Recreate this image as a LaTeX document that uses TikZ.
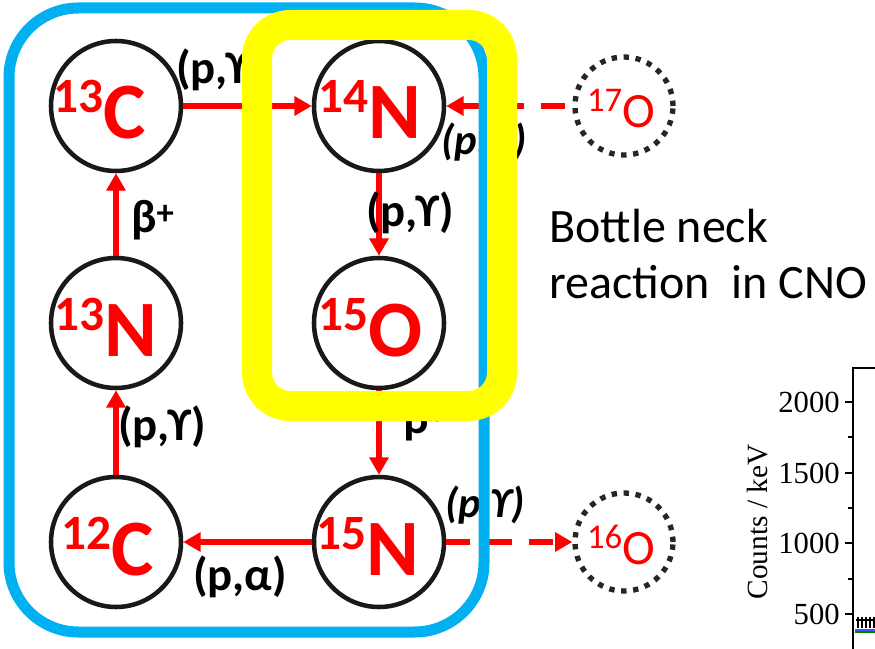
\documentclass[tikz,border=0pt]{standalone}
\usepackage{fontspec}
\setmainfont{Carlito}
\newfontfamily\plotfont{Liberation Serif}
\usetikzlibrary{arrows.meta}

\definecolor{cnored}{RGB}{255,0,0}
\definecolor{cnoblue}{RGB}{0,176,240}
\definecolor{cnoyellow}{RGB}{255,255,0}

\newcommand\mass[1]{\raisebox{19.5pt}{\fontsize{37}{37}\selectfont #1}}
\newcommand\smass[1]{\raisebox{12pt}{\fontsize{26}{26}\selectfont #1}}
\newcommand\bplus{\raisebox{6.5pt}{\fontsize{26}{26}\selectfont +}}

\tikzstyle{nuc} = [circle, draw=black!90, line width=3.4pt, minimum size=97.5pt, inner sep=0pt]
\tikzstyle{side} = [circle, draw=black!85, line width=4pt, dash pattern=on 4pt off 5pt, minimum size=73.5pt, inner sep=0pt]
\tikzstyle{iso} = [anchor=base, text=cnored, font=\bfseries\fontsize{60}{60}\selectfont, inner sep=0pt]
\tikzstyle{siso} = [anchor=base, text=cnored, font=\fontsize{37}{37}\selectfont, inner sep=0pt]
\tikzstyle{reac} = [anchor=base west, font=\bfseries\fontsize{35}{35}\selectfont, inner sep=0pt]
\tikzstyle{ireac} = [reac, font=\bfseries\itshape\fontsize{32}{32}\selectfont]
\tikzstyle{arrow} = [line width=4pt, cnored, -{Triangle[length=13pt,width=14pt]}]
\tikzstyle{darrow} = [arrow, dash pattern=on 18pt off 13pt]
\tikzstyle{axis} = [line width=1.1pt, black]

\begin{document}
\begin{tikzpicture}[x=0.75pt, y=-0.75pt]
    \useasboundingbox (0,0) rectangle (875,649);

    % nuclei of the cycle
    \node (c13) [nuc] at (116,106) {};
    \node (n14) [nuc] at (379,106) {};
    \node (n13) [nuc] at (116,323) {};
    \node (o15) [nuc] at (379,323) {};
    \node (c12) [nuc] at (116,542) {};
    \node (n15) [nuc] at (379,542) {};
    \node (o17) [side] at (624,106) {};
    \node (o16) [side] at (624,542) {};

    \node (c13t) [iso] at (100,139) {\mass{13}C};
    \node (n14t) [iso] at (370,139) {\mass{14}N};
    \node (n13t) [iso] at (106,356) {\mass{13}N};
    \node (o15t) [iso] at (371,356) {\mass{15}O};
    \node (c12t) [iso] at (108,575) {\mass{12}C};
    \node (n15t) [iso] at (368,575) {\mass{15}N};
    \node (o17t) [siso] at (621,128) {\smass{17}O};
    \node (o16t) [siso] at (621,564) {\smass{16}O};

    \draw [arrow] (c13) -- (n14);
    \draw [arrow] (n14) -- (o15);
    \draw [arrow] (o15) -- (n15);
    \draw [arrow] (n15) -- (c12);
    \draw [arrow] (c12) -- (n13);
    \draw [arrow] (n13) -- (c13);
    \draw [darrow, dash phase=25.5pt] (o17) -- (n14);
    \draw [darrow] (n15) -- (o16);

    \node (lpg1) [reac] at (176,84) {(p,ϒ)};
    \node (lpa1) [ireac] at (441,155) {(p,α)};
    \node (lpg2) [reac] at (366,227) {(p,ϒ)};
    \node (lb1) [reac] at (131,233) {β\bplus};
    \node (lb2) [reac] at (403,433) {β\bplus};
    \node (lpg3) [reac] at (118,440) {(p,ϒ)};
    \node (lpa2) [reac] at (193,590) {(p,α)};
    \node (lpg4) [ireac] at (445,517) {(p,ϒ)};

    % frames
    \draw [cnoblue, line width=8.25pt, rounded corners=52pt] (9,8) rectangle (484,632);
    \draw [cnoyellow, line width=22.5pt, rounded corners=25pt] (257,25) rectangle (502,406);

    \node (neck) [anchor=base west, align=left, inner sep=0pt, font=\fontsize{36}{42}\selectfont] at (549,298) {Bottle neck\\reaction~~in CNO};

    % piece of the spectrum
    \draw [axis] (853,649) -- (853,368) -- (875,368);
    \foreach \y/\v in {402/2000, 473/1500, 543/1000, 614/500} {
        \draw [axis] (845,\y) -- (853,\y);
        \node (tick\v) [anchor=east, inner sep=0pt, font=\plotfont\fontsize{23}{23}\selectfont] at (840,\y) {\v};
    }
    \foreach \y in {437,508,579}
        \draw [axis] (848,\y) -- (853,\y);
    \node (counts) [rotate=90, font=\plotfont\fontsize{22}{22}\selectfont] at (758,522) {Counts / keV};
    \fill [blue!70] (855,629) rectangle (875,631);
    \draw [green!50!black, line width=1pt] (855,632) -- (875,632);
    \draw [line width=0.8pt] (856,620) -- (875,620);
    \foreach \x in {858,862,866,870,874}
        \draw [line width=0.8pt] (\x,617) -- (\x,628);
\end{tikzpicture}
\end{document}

Problem requirements - Output a faithful copy of the data, with each picture left out.

Response to the task -
Recreate this image as a LaTeX document that uses TikZ.
\documentclass[tikz,border=0pt]{standalone}
\usepackage{fontspec}
\setmainfont{Carlito}
\newfontfamily\plotfont{Liberation Serif}
\usetikzlibrary{arrows.meta}

\definecolor{cnored}{RGB}{255,0,0}
\definecolor{cnoblue}{RGB}{0,176,240}
\definecolor{cnoyellow}{RGB}{255,255,0}

\newcommand\mass[1]{\raisebox{19.5pt}{\fontsize{37}{37}\selectfont #1}}
\newcommand\smass[1]{\raisebox{12pt}{\fontsize{26}{26}\selectfont #1}}
\newcommand\bplus{\raisebox{6.5pt}{\fontsize{26}{26}\selectfont +}}

\tikzstyle{nuc} = [circle, draw=black!90, line width=3.4pt, minimum size=97.5pt, inner sep=0pt]
\tikzstyle{side} = [circle, draw=black!85, line width=4pt, dash pattern=on 4pt off 5pt, minimum size=73.5pt, inner sep=0pt]
\tikzstyle{iso} = [anchor=base, text=cnored, font=\bfseries\fontsize{60}{60}\selectfont, inner sep=0pt]
\tikzstyle{siso} = [anchor=base, text=cnored, font=\fontsize{37}{37}\selectfont, inner sep=0pt]
\tikzstyle{reac} = [anchor=base west, font=\bfseries\fontsize{35}{35}\selectfont, inner sep=0pt]
\tikzstyle{ireac} = [reac, font=\bfseries\itshape\fontsize{32}{32}\selectfont]
\tikzstyle{arrow} = [line width=4pt, cnored, -{Triangle[length=13pt,width=14pt]}]
\tikzstyle{darrow} = [arrow, dash pattern=on 18pt off 13pt]
\tikzstyle{axis} = [line width=1.1pt, black]

\begin{document}
\begin{tikzpicture}[x=0.75pt, y=-0.75pt]
    \useasboundingbox (0,0) rectangle (875,649);

    % nuclei of the cycle
    \node (c13) [nuc] at (116,106) {};
    \node (n14) [nuc] at (379,106) {};
    \node (n13) [nuc] at (116,323) {};
    \node (o15) [nuc] at (379,323) {};
    \node (c12) [nuc] at (116,542) {};
    \node (n15) [nuc] at (379,542) {};
    \node (o17) [side] at (624,106) {};
    \node (o16) [side] at (624,542) {};

    \node (c13t) [iso] at (100,139) {\mass{13}C};
    \node (n14t) [iso] at (370,139) {\mass{14}N};
    \node (n13t) [iso] at (106,356) {\mass{13}N};
    \node (o15t) [iso] at (371,356) {\mass{15}O};
    \node (c12t) [iso] at (108,575) {\mass{12}C};
    \node (n15t) [iso] at (368,575) {\mass{15}N};
    \node (o17t) [siso] at (621,128) {\smass{17}O};
    \node (o16t) [siso] at (621,564) {\smass{16}O};

    \draw [arrow] (c13) -- (n14);
    \draw [arrow] (n14) -- (o15);
    \draw [arrow] (o15) -- (n15);
    \draw [arrow] (n15) -- (c12);
    \draw [arrow] (c12) -- (n13);
    \draw [arrow] (n13) -- (c13);
    \draw [darrow, dash phase=25.5pt] (o17) -- (n14);
    \draw [darrow] (n15) -- (o16);

    \node (lpg1) [reac] at (176,84) {(p,ϒ)};
    \node (lpa1) [ireac] at (441,155) {(p,α)};
    \node (lpg2) [reac] at (366,227) {(p,ϒ)};
    \node (lb1) [reac] at (131,233) {β\bplus};
    \node (lb2) [reac] at (403,433) {β\bplus};
    \node (lpg3) [reac] at (118,440) {(p,ϒ)};
    \node (lpa2) [reac] at (193,590) {(p,α)};
    \node (lpg4) [ireac] at (445,517) {(p,ϒ)};

    % frames
    \draw [cnoblue, line width=8.25pt, rounded corners=52pt] (9,8) rectangle (484,632);
    \draw [cnoyellow, line width=22.5pt, rounded corners=25pt] (257,25) rectangle (502,406);

    \node (neck) [anchor=base west, align=left, inner sep=0pt, font=\fontsize{36}{42}\selectfont] at (549,298) {Bottle neck\\reaction~~in CNO};

    % piece of the spectrum
    \draw [axis] (853,649) -- (853,368) -- (875,368);
    \foreach \y/\v in {402/2000, 473/1500, 543/1000, 614/500} {
        \draw [axis] (845,\y) -- (853,\y);
        \node (tick\v) [anchor=east, inner sep=0pt, font=\plotfont\fontsize{23}{23}\selectfont] at (840,\y) {\v};
    }
    \foreach \y in {437,508,579}
        \draw [axis] (848,\y) -- (853,\y);
    \node (counts) [rotate=90, font=\plotfont\fontsize{22}{22}\selectfont] at (758,522) {Counts / keV};
    \fill [blue!70] (855,629) rectangle (875,631);
    \draw [green!50!black, line width=1pt] (855,632) -- (875,632);
    \draw [line width=0.8pt] (856,620) -- (875,620);
    \foreach \x in {858,862,866,870,874}
        \draw [line width=0.8pt] (\x,617) -- (\x,628);
\end{tikzpicture}
\end{document}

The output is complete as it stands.